The achievements of the AAPC are described by Nancy S. Allen of the library of the Museum of Fine Arts, Boston.[6] In 1983 the AAPC began a shared cataloging project for monographic series; in 1986 an exhibition catalog task force was created to study the problem of shared acquisitions and cataloging of these elusive publications; the RLG Art Conspectus was issued in 1981 and revised in 1987, providing data to enable member libraries to rationalize their collection development in line with policies at other libraries; and in 1984, a J. Paul Getty Trust grant funded a three-year retrospective conversion project. Special databases within the RLG database RLIN include the online Avery Index to Architectural Periodicals, comprising some 52,000 entries in more than 500 periodicals, and the Sales Catalog Index Input On-Line (SCIPIO), with almost 90,000 records entered since 1980.

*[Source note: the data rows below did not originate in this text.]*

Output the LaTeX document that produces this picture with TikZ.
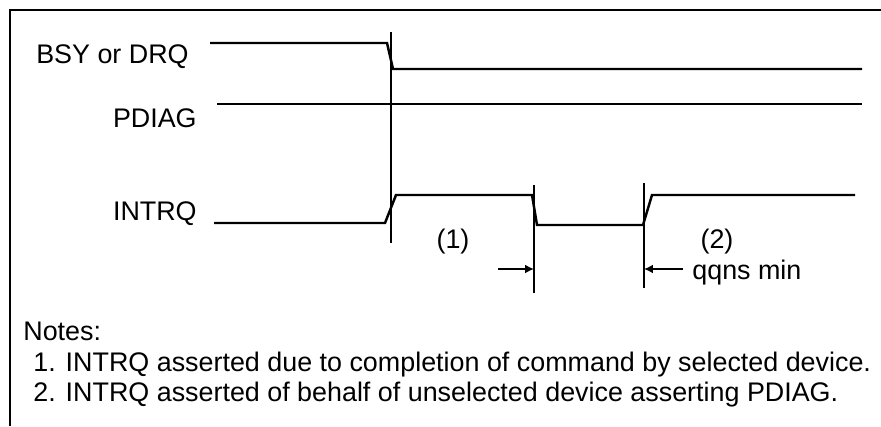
\documentclass[tikz,border=0pt]{standalone}
\usepackage{fontspec}
\setmainfont{Liberation Sans}
\usepackage{tikz}
\usetikzlibrary{arrows.meta,positioning}

\begin{document}
\begin{tikzpicture}[x=0.02cm, y=-0.02cm, >={Latex[length=5pt,width=5pt]},
    every node/.style={font=\fontsize{15.3}{18.4}\selectfont, inner sep=0pt},
    sig/.style={line width=1.4pt, line join=miter},
    mark line/.style={line width=1.4pt}]
    \useasboundingbox (0,0) rectangle (881,426);

    % Outer frame (top and left edges only)
    \draw[line width=1.4pt] (10,426) -- (10,10) -- (881,10);

    % Signal names
    \node[anchor=base east] (bsy) at (189,63) {BSY or DRQ};
    \node[anchor=base east] (pdiag) at (197,127) {PDIAG};
    \node[anchor=base east] (intrq) at (197,220) {INTRQ};

    % Waveforms
    \draw[sig] (210,43) -- (387,43) -- (393,69) -- (862,69);   % BSY or DRQ
    \draw[sig] (217,104) -- (862,104);                          % PDIAG
    \draw[sig] (214,223) -- (385,223) -- (396,195) -- (532,195)
               -- (537,225) -- (643,225) -- (652,195) -- (855,195); % INTRQ

    % Timing markers
    \coordinate (t0) at (391,32);  \coordinate (t0b) at (391,243);
    \coordinate (t1) at (534,185); \coordinate (t1b) at (534,293);
    \coordinate (t2) at (644,183); \coordinate (t2b) at (644,288);
    \draw[mark line] (t0) -- (t0b);
    \draw[mark line] (t1) -- (t1b);
    \draw[mark line] (t2) -- (t2b);

    % Interval labels and arrows
    \node (one) at (453,242) {(1)};
    \node (two) at (717,242) {(2)};
    \node[anchor=base west] (qq) at (692,279) {qqns min};
    \coordinate (a1) at (498,269); \coordinate (m1) at (534,269);
    \coordinate (a2) at (683,269); \coordinate (m2) at (644,269);
    \draw[->, line width=1.1pt] (a1) -- (m1);
    \draw[->, line width=1.1pt] (a2) -- (m2);

    % Notes
    \node[anchor=base west] (notes) at (23,340) {Notes:};
    \node[anchor=base west] (note1) at (33,371) {1. INTRQ asserted due to completion of command by selected device.};
    \node[anchor=base west] (note2) at (33,401) {2. INTRQ asserted of behalf of unselected device asserting PDIAG.};
  \end{tikzpicture}
\end{document}
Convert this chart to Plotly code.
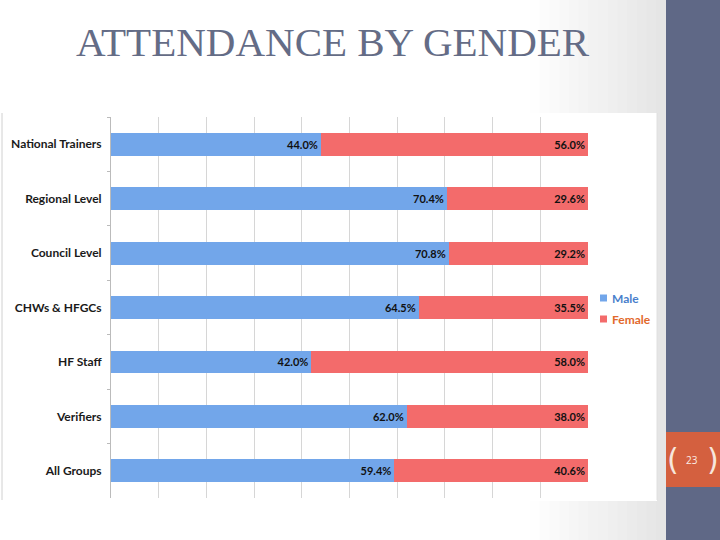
import plotly.graph_objects as go

categories = ["National Trainers", "Regional Level", "Council Level", "CHWs & HFGCs",
              "HF Staff", "Verifiers", "All Groups"]
male = [44.0, 70.4, 70.8, 64.5, 42.0, 62.0, 59.4]
female = [56.0, 29.6, 29.2, 35.5, 58.0, 38.0, 40.6]
series_names = ["Male", "Female"]

W, H = 720, 540
def px(x): return x / W
def py(y): return 1 - y / H

BLUE, RED = "#72A6EA", "#F36B6B"
BLUE_TXT, RED_TXT = "#4A7FCC", "#E2692C"

fig = go.Figure()
fig.add_trace(go.Bar(
    y=categories, x=male, orientation="h", name=series_names[0], showlegend=False,
    marker=dict(color=BLUE, line=dict(width=0)),
    texttemplate="<b>%{x:.1f}%</b>", textposition="inside", insidetextanchor="end",
    textangle=0, textfont=dict(family="Lato", size=11, color="#111111"),
))
fig.add_trace(go.Bar(
    y=categories, x=female, orientation="h", name=series_names[1], showlegend=False,
    marker=dict(color=RED, line=dict(width=0)),
    texttemplate="<b>%{x:.1f}%</b>", textposition="inside", insidetextanchor="end",
    textangle=0, textfont=dict(family="Lato", size=11, color="#111111"),
))

shapes = []
# soft horizontal background gradient towards the sidebar
n = 14
x_start, x_end = 530, 666
for i in range(n):
    x0 = x_start + (x_end - x_start) * i / n
    x1 = x_start + (x_end - x_start) * (i + 1) / n
    g = int(round(255 - (255 - 228) * (i + 0.5) / n))
    shapes.append(dict(type="rect", xref="paper", yref="paper", x0=px(x0), x1=px(x1) + 0.001, y0=0, y1=1,
                       fillcolor=f"rgb({g},{g},{g})", line=dict(width=0), layer="below"))
shapes.append(dict(type="rect", xref="paper", yref="paper", x0=px(1), x1=px(657), y0=py(501), y1=py(113),
                   fillcolor="white", line=dict(width=0), layer="below"))
shapes.append(dict(type="line", xref="paper", yref="paper", x0=px(2), x1=px(2), y0=py(500), y1=py(113),
                   line=dict(color="#D0D0D0", width=1), layer="below"))
shapes.append(dict(type="line", xref="paper", yref="paper", x0=px(657), x1=px(657), y0=py(500), y1=py(113),
                   line=dict(color="#E0E0E0", width=1), layer="below"))
shapes.append(dict(type="rect", xref="paper", yref="paper", x0=px(666), x1=1, y0=0, y1=1,
                   fillcolor="#5F6886", line=dict(width=0)))
shapes.append(dict(type="rect", xref="paper", yref="paper", x0=px(666), x1=1, y0=py(487), y1=py(432),
                   fillcolor="#D4603F", line=dict(width=0)))
# legend swatches
for (yc, col) in [(298, BLUE), (319, RED)]:
    shapes.append(dict(type="rect", xref="paper", yref="paper", x0=px(600), x1=px(607),
                       y0=py(yc + 3.5), y1=py(yc - 3.5), fillcolor=col, line=dict(width=0)))

annotations = [
    dict(text="ATTENDANCE BY GENDER", xref="paper", yref="paper", x=px(333), y=py(42),
         showarrow=False, font=dict(family="Liberation Serif", size=41, color="#646C86"),
         xanchor="center", yanchor="middle"),
    dict(text="23", xref="paper", yref="paper", x=px(692), y=py(460), showarrow=False,
         font=dict(family="Open Sans", size=10, color="#FBEDE6"), xanchor="center", yanchor="middle"),
    dict(text="(", xref="paper", yref="paper", x=px(673), y=py(459), showarrow=False,
         font=dict(family="DejaVu Sans", size=30, color="#F7E6DC"), xanchor="center", yanchor="middle"),
    dict(text=")", xref="paper", yref="paper", x=px(713), y=py(459), showarrow=False,
         font=dict(family="DejaVu Sans", size=30, color="#F7E6DC"), xanchor="center", yanchor="middle"),
    dict(text="<b>" + series_names[0] + "</b>", xref="paper", yref="paper", x=px(610), y=py(298),
         showarrow=False, xanchor="left", yanchor="middle",
         font=dict(family="Lato", size=12, color=BLUE_TXT)),
    dict(text="<b>" + series_names[1] + "</b>", xref="paper", yref="paper", x=px(610), y=py(319),
         showarrow=False, xanchor="left", yanchor="middle",
         font=dict(family="Lato", size=12, color=RED_TXT)),
]

fig.update_layout(
    width=W, height=H, margin=dict(l=0, r=0, t=0, b=0),
    paper_bgcolor="white", plot_bgcolor="rgba(0,0,0,0)",
    barmode="stack", bargap=0.58,
    showlegend=False,
    shapes=shapes, annotations=annotations,
    font=dict(family="Lato"),
)
fig.update_xaxes(domain=[px(111), px(588)], range=[0, 100], dtick=10, showticklabels=False,
                 showgrid=True, gridcolor="#D6D6D6", gridwidth=1, zeroline=False, ticks="",
                 fixedrange=True)
fig.update_yaxes(domain=[py(498), py(117)], type="category", categoryorder="array",
                 categoryarray=categories, autorange="reversed",
                 tickson="boundaries", ticks="outside", ticklen=3, tickcolor="#BBBBBB",
                 showline=True, linecolor="#BBBBBB", linewidth=1, showgrid=False,
                 tickfont=dict(family="Lato", size=12, color="#1A1A1A", weight="bold"),
                 ticklabelstandoff=6)

fig.write_html("out.html", config={"displayModeBar": False},
               post_script="document.body.style.margin='0';document.body.style.overflow='hidden';")
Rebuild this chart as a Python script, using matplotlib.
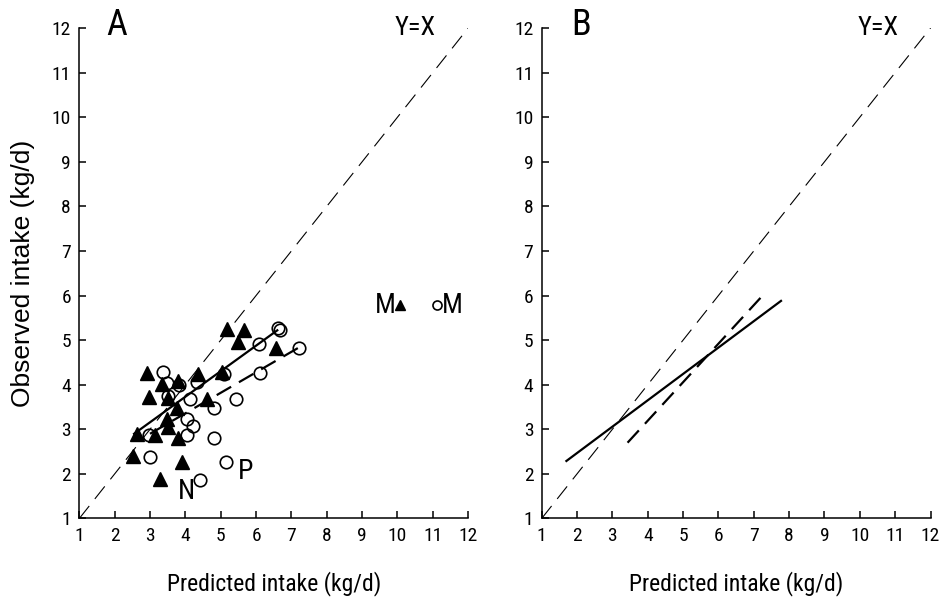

In spite of the fact that RLIN could be considered "the |defacto' national art library database" (p. 143), an AAPC questionnaire sent to member libraries in 1987 revealed that "cataloging varies between institutions and often between visual formats within one institution, thesauri and subject headings vary, and that relatively little of this material is in machine-readable form" (p. 150). Therefore, the AAPC's Program for Research Information Management (PRIMA) recommended that the following needs be addressed in the future: "1) an increase in the retrospective conversion of bibliographies and indexes to serial literature; 2) more complete online bibliographic control over museum bulletins, exhibition catalogs, artists' books, trade catalogs, artists catalogs, and art newspapers; 3) preservation efforts for the literature of art; 4) links between RLIN and bibliographic database[s] outside the United States; 5) automated access to archival records from repositories worldwide; 6) development and use of a standard MARC format for works of art; 7) automated control of architectural drawings; 8) MARC cataloging of important photograph collections worldwide; 9) access to iconolaries for art automation projects; 10) online access to images of works of art, monuments, architectural drawings, and photographs" (pp. 148-49).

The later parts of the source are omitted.